The Character of D. D. Home

From The Arthur Conan Doyle Encyclopedia

The Character of D. D. Home is a letter written by Arthur Conan Doyle first published in The Daily Telegraph on 16 november 1920.


The Character of D.D. Home

Sir, — My attention has only just been called to an anonymous attack (for I presume that "John Doe" is a nom-de-plume) upon the character of Mr. D.D. Home. As Home is not in this world to answer posthumous slanders, and as I happen to know something of the facts, perhaps you will allow me the right of reply. The reason that I know something about it is that I have recently edited a new edition of Home's life, and while doing so perused all the papers I could get connected with the Lyons case. An account of it, with all the prosecutor's statement of claim and the letters of Mrs. Lyon, were published by Home himself in the second volume of his experiences, which would be a remarkable thing for a guilty man to do.

One single test will show how completely his character survived this attack upon it. Home was a man of much charm of manner. The result was that he had many friends among men of unquestionable honour and probity. Among these were Bulwer Lytton, Lord Dunraven, his son, Lord Adair, Lord Lindsay, Robert Chambers, (the publisher), Samuel Carter Bull (editor of the Art Journal) , and so many others that I could fill a column with them. I defy your correspondent to show that one of these friends, who knew the whole facts, deserted Mr. Home after this trial. On the contrary, their intimacy seems to have grown, and in 1868, two years later, Home was on Christian name terms with the noblemen I have named. How could this be, if he had, as Mrs. Lyon contended and Judge Gifford alleged, done a dishonourable fraud? This particular judge was a materialistic philosopher of pronounced views, and his opinion upon mediumship, of which he knew nothing, is no more unfavourable than his opinion upon orthodox divinity would have been. To quote him against Home is like quoting a Roman tribune's opinion of an early Christian. In each case the defendant was likely to get little sympathy.

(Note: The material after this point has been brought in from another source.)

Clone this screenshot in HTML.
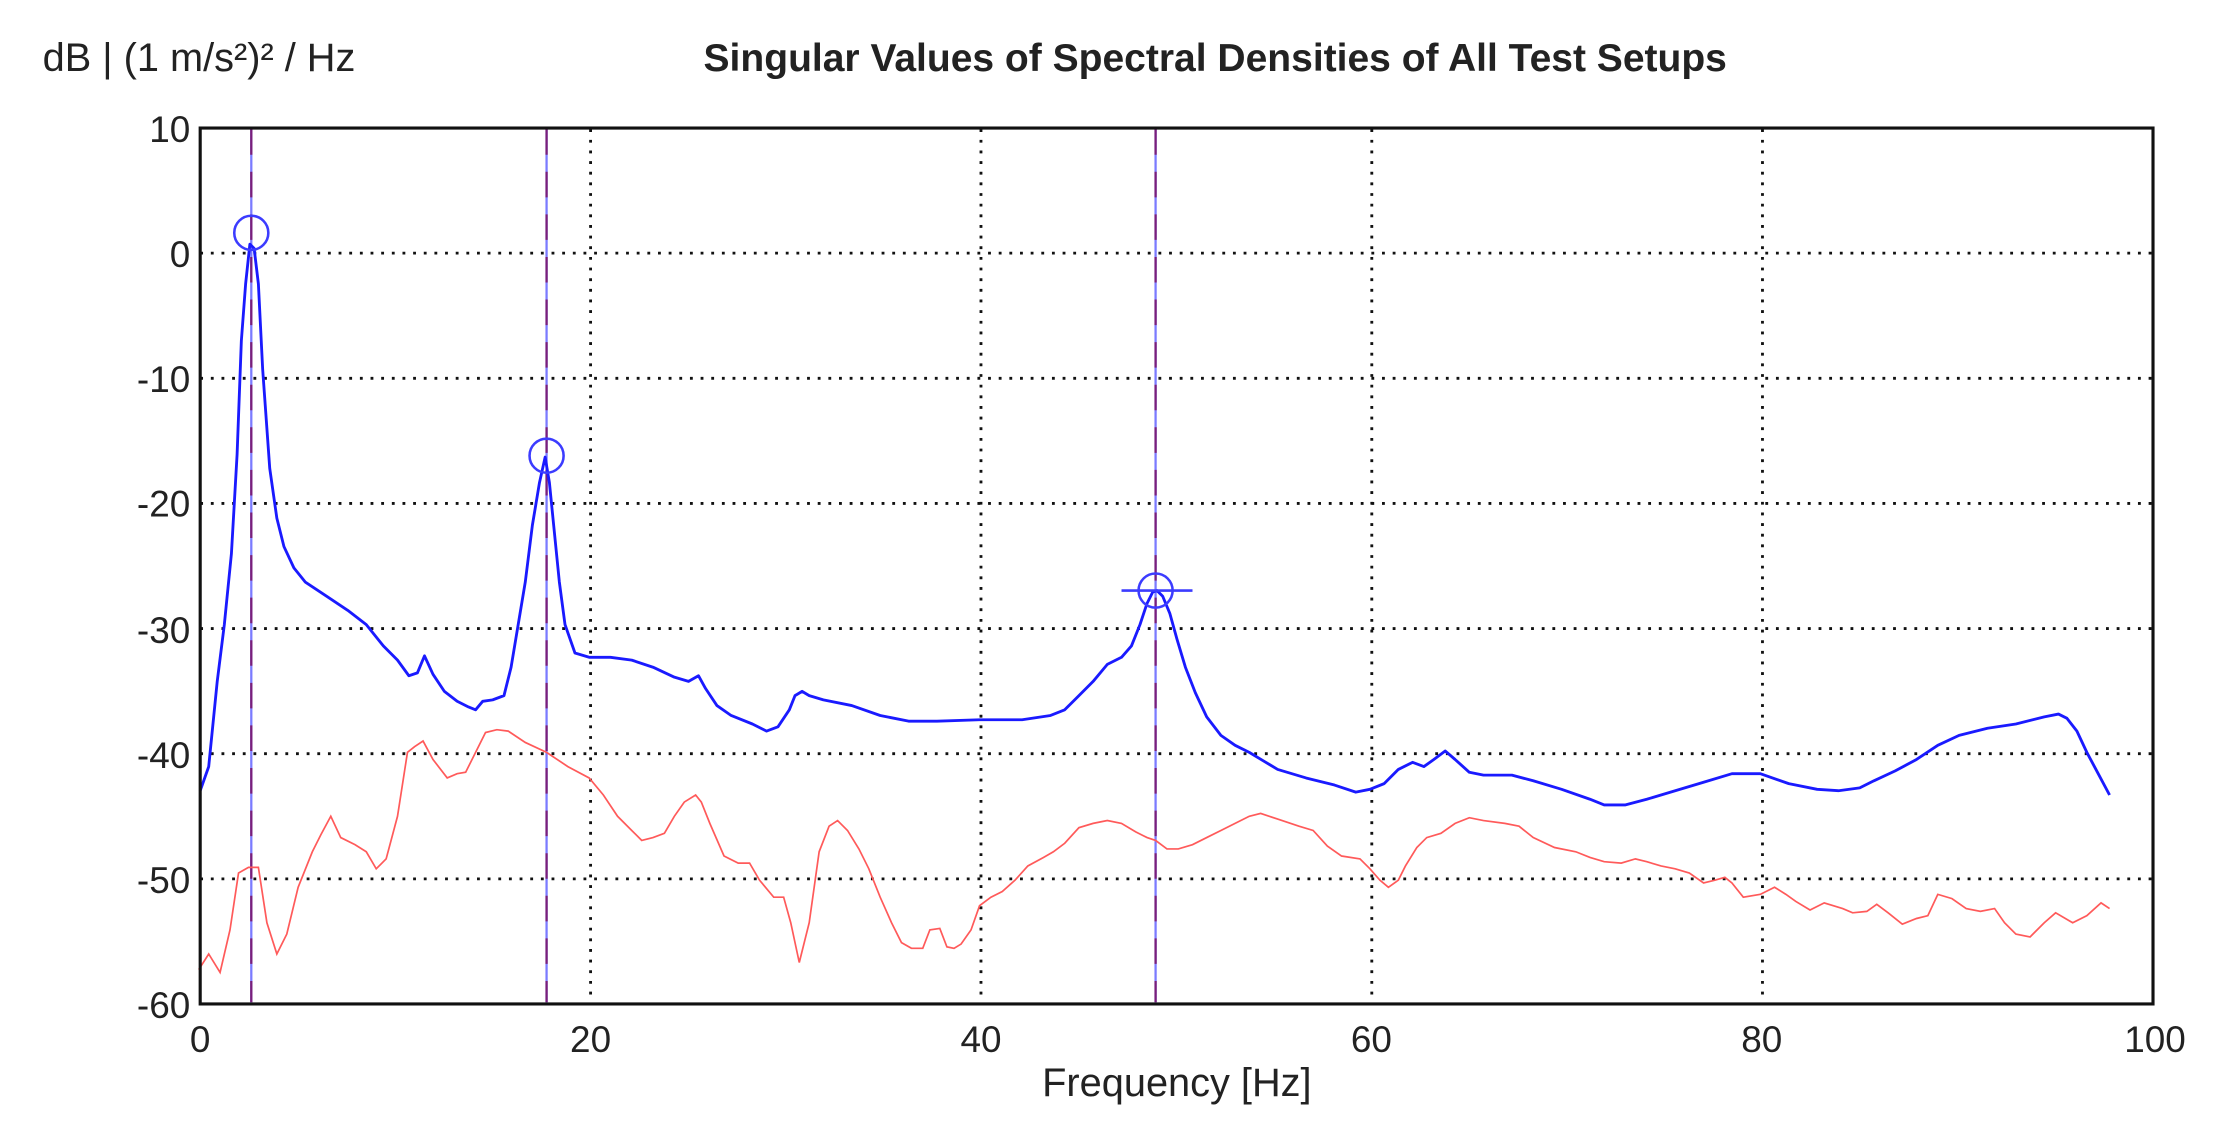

Your correspondent weights the scale against Home by simply taking as true all that Mrs. Lyon said, and ignoring all that Home said in refutation. He has omitted the fact that the judge decreed that Mrs. Lyon was guilty of gross perjury. This declaration he made when Mrs. Lyon attempted to drag Mr. Wilkinson, Home's lawyer, into the case. As a matter of fact, it was shown perfectly clearly that both Carter Hall, representing Home, as a friend, and Wilkinson, representing him as a solicitor, had implored Mrs. Lyon not to make such provisions, and to bear in mind the claims of her own family. To this she had answered that she had no near relatives, and that her mind was made up. She was a half-mad woman, who had a craze for making wills and then revoking them. In this case she had tied herself up so in the original deed that she could not revoke it, and the only possible way in which she could get out of it was by pretending that it was caused by undue influence. There was not a tittle of evidence for this beyond her own word, and as £35,000 was at stake, and she was pronounced to be a perjurer by the judge, it is not a very solid thing upon which to defame the character of a man who had never in his life taken money from anyone for spiritual services. Why should he begin to do so with this woman? Is it not evident that she was lying. That was certainly the view taken by Home's friends, and I cordially endorse it. I think that he acted with propriety and delicacy in very difficult circumstances, and if Mr. Doe, in attacking spiritualism, has to go back to the year 1868 for so weak a case as this, then his supply of situations is not a very formidable one.

Apart from the case of Mr. Home, your anonymous correspondent begins his letter by the statement that "most of the mediums upon whom my belief and proofs depend have either done time or admittedly should have been convicted of fraud quite frequently." It would take Mr. Hughes to furnish an adequate denial of so false a statement as that. The mediums upon whom I have most depended have been amateurs, who have never taken a shilling in their lives, men like Evan Powell, Sloane, Phoenix, and others. It is an example of the reckless slanders and falsehoods with which our cause is assailed.